Other words which ought to appear in discussions of proper liturgy include mystery, sacred otherness, awe, beauty and penitence. The otherness, the holiness of God leads to mystery, awe, beauty, whilst our iniquity makes us penitent, particularly in light of the reality of the Cross and sacrifice of Calvary made present in the Mass, a reality which has only ever occurred on account of our sins.

There is, however, a quite distinct angle in addition to these which many of my friends take: they assume that the Extraordinary Form of the Mass (the so-called Latin Mass, although strictly speaking both forms are the Latin Mass) is in principle normative (or close to), and that the Ordinary Form of the Mass should hence be as close to it as possible. Heck, an unusually large number of my liturgically minded friends (compared a random sample) would prefer abrogating the OF Mass and the sole use of the EF. Their basic argument is that the OF is so different that it constitutes a break from tradition and is so significantly inferior to the EF. Some use arguments such as "the Traditional Latin Mass/Tridentine Mass/EF/Vetus Ordo is the Mass of the saints/martyrs/majority of the Church." This is different to saying that it is more reverent or mysterious or so forth, although they also make arguments along those lines. In short, for some, the EF is better because it is more traditional, sine plus.

This year, one of my main interests is to learn about and evaluate the principles that regard the liturgy, particularly the Mass. I intend to do this in three phases: learn how the liturgy developed, learn what the Magisterium considers to be the most important principles in guiding the celebration of the liturgy, and then making comparative study between the OF and EF. By the end of it, I should have a well-informed grasp of the liturgy, and be able to make similarly informed judgements of what directions the reform of the liturgy should take today, particularly by being able to evaluate arguments offered on all sides of the debate.


  1. A collection of disjointed thoughts in response to your post:

    At mass this morning, Fr Chandler gave an interesting homily on Pope St Damascus I, it being his feast today. Something that really struck me was St Damascus was responsible for introducing Latin as the main language of the liturgy since it was the common language of the people. Elements of Greek were still preserved, even to this day. Listening to the homily made me think about the parallels of how mass in the vernacular was (re?) introduced post Vatican II.

    I'm definitely not in the EF only side of the argument. I've said before that my preferred Sunday mass is a missa cantata but I prefer OF over a low EF mass. I like being able to attend different types though because if said reverently, they all bring glory to God and because they all work in different ways to help smooth some very rough edges in my interior life.

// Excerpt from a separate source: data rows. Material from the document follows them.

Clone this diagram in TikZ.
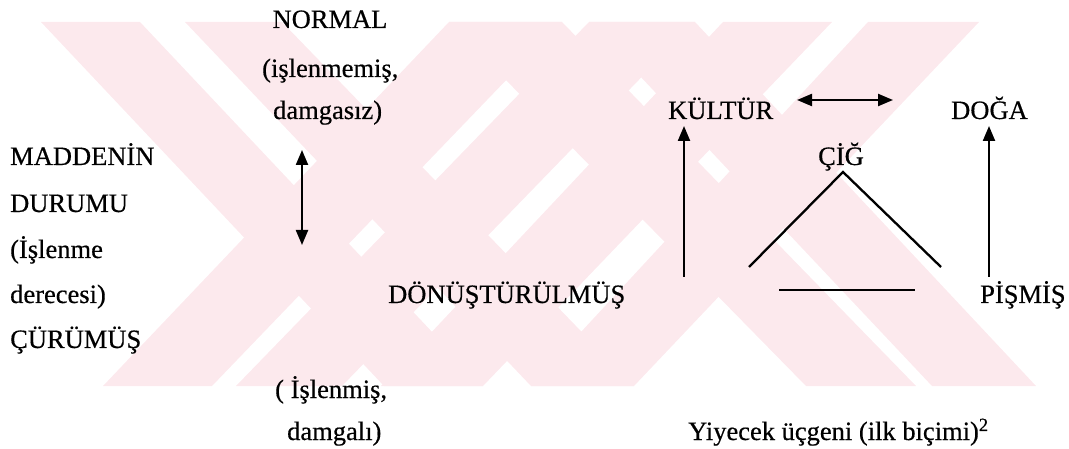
\documentclass[tikz,border=0pt]{standalone}
\usepackage{fontspec}
\setmainfont{Liberation Serif}[FakeBold=0.5]
\usetikzlibrary{arrows.meta}
\definecolor{wm}{RGB}{252,233,237}
\begin{document}
\begin{tikzpicture}[x=1pt,y=-1pt,
  lbl/.style={inner sep=0pt, anchor=base west, font=\fontsize{26.5}{30}\selectfont},
  lblc/.style={lbl, anchor=base},
  tipA/.style={-{Triangle[length=15pt,width=12pt]}},
  arr/.style={line width=2.2pt, tipA},
  darr/.style={line width=2.2pt, {Triangle[length=15pt,width=12pt]}-{Triangle[length=15pt,width=12pt]}},
  ln/.style={line width=2.3pt},
  wmark/.style={fill=wm, draw=none}]
\useasboundingbox (0,0) rectangle (1069,449);
% watermark: stripes of two overlapping X shapes
\path[wmark] (41,22) -- (140,22) -- (483,386) -- (384,386) -- cycle;
\path[wmark] (185,22) -- (282,22) -- (634,386) -- (531,386) -- cycle;
\path[wmark] (449,22) -- (562,22) -- (916,386) -- (806,386) -- cycle;
\path[wmark] (589,22) -- (695,22) -- (1036,386) -- (932,386) -- cycle;
\path[wmark] (103,386) -- (212,386) -- (562,22) -- (449,22) -- cycle;
\path[wmark] (236,386) -- (342,386) -- (695,22) -- (589,22) -- cycle;
\path[wmark] (381,386) -- (483,386) -- (832,22) -- (723,22) -- cycle;
\path[wmark] (531,386) -- (634,386) -- (979,22) -- (868,22) -- cycle;
% left texts
\node[lblc] (normal) at (330,28) {NORMAL};
\node[lbl] (islenmemis) at (262,77) {(işlenmemiş,};
\node[lbl] (damgasiz) at (273,119) {damgasız)};
\node[lbl] (madde) at (10,165) {MADDENİN};
\node[lbl] (durumu) at (10,212) {DURUMU};
\node[lbl] (islenme) at (10,258) {(İşlenme};
\node[lbl] (derecesi) at (10,303) {derecesi)};
\node[lbl] (curumus) at (10,348) {ÇÜRÜMÜŞ};
\node[lbl] (islenmis) at (275,398) {( İşlenmiş,};
\node[lbl] (damgali) at (287,440) {damgalı)};
\node[lbl] (donus) at (388,303) {DÖNÜŞTÜRÜLMÜŞ};
% right texts
\node[lbl] (kultur) at (668,119) {KÜLTÜR};
\node[lbl] (doga) at (951,119) {DOĞA};
\node[lblc] (cig) at (841,165) {ÇİĞ};
\node[lbl] (pismis) at (980,303) {PİŞMİŞ};
\node[lbl] (caption) at (688,440) {Yiyecek üçgeni (ilk biçimi)\textsuperscript{2}};
% coordinates
\coordinate (va) at (302,150);
\coordinate (vb) at (302,245);
\coordinate (ha) at (797,100);
\coordinate (hb) at (893,100);
\coordinate (ka) at (684,277);
\coordinate (kb) at (684,126);
\coordinate (da) at (989,277);
\coordinate (db) at (989,126);
\coordinate (tA) at (843,172);
\coordinate (tL) at (749,267);
\coordinate (tR) at (941,267);
\coordinate (bL) at (779,290);
\coordinate (bR) at (915,290);
% connectors
\draw[darr] (va) -- (vb);
\draw[darr] (ha) -- (hb);
\draw[arr] (ka) -- (kb);
\draw[arr] (da) -- (db);
\draw[ln] (tL) -- (tA) -- (tR);
\draw[ln] (bL) -- (bR);
\end{tikzpicture}
\end{document}
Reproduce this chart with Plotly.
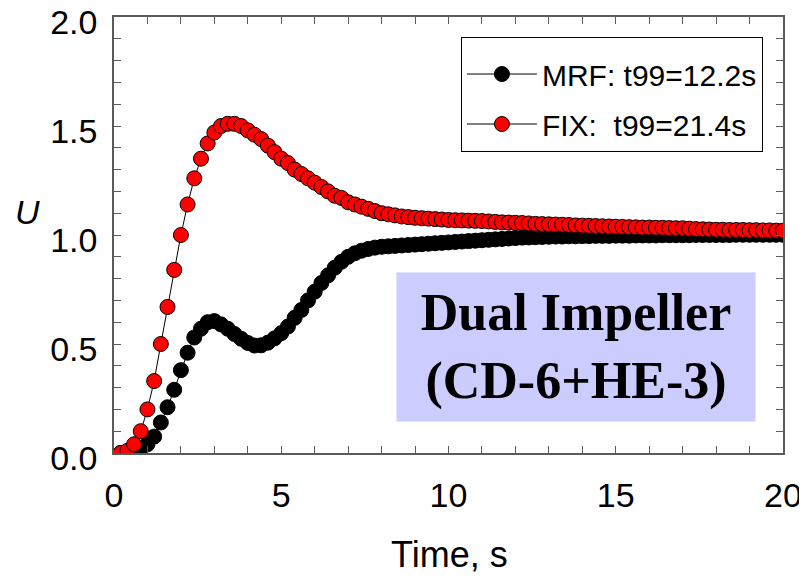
import plotly.graph_objects as go

TIME = [0.2, 0.4, 0.6, 0.8, 1.0, 1.2, 1.4, 1.6, 1.8, 2.0,
        2.2, 2.4, 2.6, 2.8, 3.0, 3.2, 3.4, 3.6, 3.8, 4.0,
        4.2, 4.4, 4.6, 4.8, 5.0, 5.2, 5.4, 5.6, 5.8, 6.0,
        6.2, 6.4, 6.6, 6.8, 7.0, 7.2, 7.4, 7.6, 7.8, 8.0,
        8.2, 8.4, 8.6, 8.8, 9.0, 9.2, 9.4, 9.6, 9.8, 10.0,
        10.2, 10.4, 10.6, 10.8, 11.0, 11.2, 11.4, 11.6, 11.8, 12.0,
        12.2, 12.4, 12.6, 12.8, 13.0, 13.2, 13.4, 13.6, 13.8, 14.0,
        14.2, 14.4, 14.6, 14.8, 15.0, 15.2, 15.4, 15.6, 15.8, 16.0,
        16.2, 16.4, 16.6, 16.8, 17.0, 17.2, 17.4, 17.6, 17.8, 18.0,
        18.2, 18.4, 18.6, 18.8, 19.0, 19.2, 19.4, 19.6, 19.8, 20.0]

U_MRF = [0.000, 0.002, 0.008, 0.020, 0.040, 0.075, 0.140, 0.210, 0.290, 0.380,
         0.460, 0.530, 0.570, 0.600, 0.605, 0.590, 0.570, 0.546, 0.524, 0.505,
         0.493, 0.494, 0.506, 0.526, 0.550, 0.580, 0.620, 0.656, 0.700, 0.740,
         0.780, 0.815, 0.850, 0.877, 0.900, 0.916, 0.928, 0.936, 0.942, 0.946,
         0.948, 0.950, 0.952, 0.954, 0.956, 0.958, 0.960, 0.962, 0.964, 0.966,
         0.968, 0.970, 0.972, 0.974, 0.976, 0.978, 0.980, 0.982, 0.984, 0.986,
         0.988, 0.989, 0.990, 0.991, 0.992, 0.993, 0.993, 0.994, 0.994, 0.995,
         0.995, 0.996, 0.996, 0.996, 0.997, 0.997, 0.997, 0.998, 0.998, 0.998,
         0.998, 0.999, 0.999, 0.999, 0.999, 0.999, 1.000, 1.000, 1.000, 1.000,
         1.000, 1.000, 1.001, 1.001, 1.001, 1.001, 1.001, 1.001, 1.001, 1.001]

U_FIX = [0.000, 0.010, 0.040, 0.100, 0.200, 0.330, 0.500, 0.670, 0.840, 1.000,
         1.140, 1.260, 1.350, 1.420, 1.470, 1.500, 1.510, 1.510, 1.500, 1.480,
         1.460, 1.440, 1.410, 1.380, 1.350, 1.330, 1.300, 1.280, 1.260, 1.240,
         1.220, 1.200, 1.180, 1.170, 1.150, 1.140, 1.130, 1.120, 1.110, 1.100,
         1.095, 1.090, 1.085, 1.082, 1.079, 1.077, 1.075, 1.073, 1.071, 1.069,
         1.068, 1.067, 1.066, 1.065, 1.064, 1.062, 1.060, 1.058, 1.057, 1.056,
         1.055, 1.053, 1.051, 1.050, 1.049, 1.048, 1.047, 1.046, 1.044, 1.043,
         1.042, 1.041, 1.040, 1.039, 1.038, 1.037, 1.036, 1.035, 1.034, 1.034,
         1.033, 1.033, 1.032, 1.031, 1.031, 1.029, 1.027, 1.026, 1.025, 1.024,
         1.024, 1.023, 1.023, 1.023, 1.022, 1.022, 1.021, 1.021, 1.020, 1.020]

SERIES_NAMES = ["MRF: t99=12.2s", "FIX:  t99=21.4s"]
X_TICKS = [0, 5, 10, 15, 20]
Y_TICKS = [0.0, 0.5, 1.0, 1.5, 2.0]
X_TITLE = "Time, s"
Y_TITLE = "U"
ANNOTATION_TEXT = "Dual Impeller<br>(CD-6+HE-3)"

SANS = "Liberation Sans, Arial, sans-serif"
SERIF = "Liberation Serif, Times New Roman, serif"
AXIS_COLOR = "#5a5a5a"

fig = go.Figure()
fig.add_trace(go.Scatter(
    x=TIME, y=U_MRF, name=SERIES_NAMES[0], mode="lines+markers",
    legendgroup="a",
    line=dict(color="black", width=1),
    marker=dict(symbol="circle", size=15, color="black",
                line=dict(color="black", width=1)),
))
fig.add_trace(go.Scatter(
    x=TIME, y=U_FIX, name=SERIES_NAMES[1], mode="lines+markers",
    legendgroup="b",
    line=dict(color="black", width=1),
    marker=dict(symbol="circle", size=15, color="#ff0000",
                line=dict(color="black", width=1)),
))

axis_common = dict(
    showline=True, linecolor=AXIS_COLOR, linewidth=1.5, mirror="ticks",
    ticks="inside", ticklen=7, tickcolor=AXIS_COLOR, tickwidth=1,
    showgrid=False, zeroline=False, automargin=False,
    ticklabeloverflow="allow",
    tickfont=dict(family=SANS, size=34, color="black"),
)

# The page body has an 8px default margin, so the figure is sized to fit.
fig.update_layout(
    width=799, height=578,
    margin=dict(l=106, r=24, t=9, b=133),
    paper_bgcolor="white", plot_bgcolor="white",
    showlegend=True,
    legend=dict(
        x=0.970, y=0.955, xanchor="right", yanchor="top",
        bordercolor="black", borderwidth=1, bgcolor="white",
        font=dict(family=SANS, size=30, color="black"),
        tracegroupgap=8, itemwidth=70,
        title=dict(text=" ", font=dict(size=8)),
    ),
    xaxis=dict(
        axis_common,
        range=[0, 20],
        tickvals=X_TICKS, ticktext=[str(v) for v in X_TICKS],
        minor=dict(dtick=1, ticks="inside", ticklen=7, tickcolor=AXIS_COLOR),
        ticklabelstandoff=11,
    ),
    yaxis=dict(
        axis_common,
        range=[0, 2.0],
        tickvals=Y_TICKS, ticktext=[f"{v:.1f}" for v in Y_TICKS],
        minor=dict(dtick=0.1, ticks="inside", ticklen=7, tickcolor=AXIS_COLOR),
        ticklabelstandoff=8,
        ticklabelshift=5,
    ),
    annotations=[
        dict(
            text="<b>" + ANNOTATION_TEXT + "</b>",
            xref="paper", yref="paper", x=0.6906, y=0.2431,
            xanchor="center", yanchor="middle",
            width=358, height=148, borderpad=0,
            bgcolor="#ccccff", showarrow=False,
            font=dict(family=SERIF, size=52, color="black"),
        ),
        dict(
            text=X_TITLE, xref="paper", yref="paper", x=0.502, y=-0.232,
            xanchor="center", yanchor="middle", showarrow=False,
            font=dict(family=SANS, size=36, color="black"),
        ),
        dict(
            text="<i>" + Y_TITLE + "</i>", xref="paper", yref="paper",
            x=-0.1286, y=0.5528, xanchor="center", yanchor="middle",
            showarrow=False,
            font=dict(family=SANS, size=34, color="black"),
        ),
    ],
)

fig.write_html("out.html")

    After attending the EF for awhile and I was comfortable with understanding what was happening, I realised that despite the outer layer of strangeness, the EF was actually extremely familiar because of knowing the OF so well. This is even more pronounced of course when attending OF with ad orientem, the use of chanted Latin propers, etc. Even now, I'll sometimes still use the red "Latin mass" missal when at an OF mass if Eucharist Prayer I is used.

    I've also used the line about EF being the mass that so many saints attended etc etc but it also ties into the reasoning that by their fruits you will know them.

    Will you be just looking at the development of the liturgy in the Latin Rite or will you also include Eastern Rites in your studies?

    1. I'm going to include at least one book on the Eastern rites, but there's enough to work through on the Roman rite to take up a whole year, particularly when it constitutes only a tenth of my reading list. I wish I could include them, though, I've sometimes said I prefer them to the Western ones!

  2. Pope Benedict XVI wrote a book or two about the liturgy - perhaps they are on your list?

    There's also a book written by a charismatic evangelical who rediscovered liturgy and explained it really well. His main point of reference is 1970's Anglicanism, but the similarities to the Roman Rite are high, and the section on the Catechumenate is good reading too. It's called "Liturgical Theology" by Simon Chan.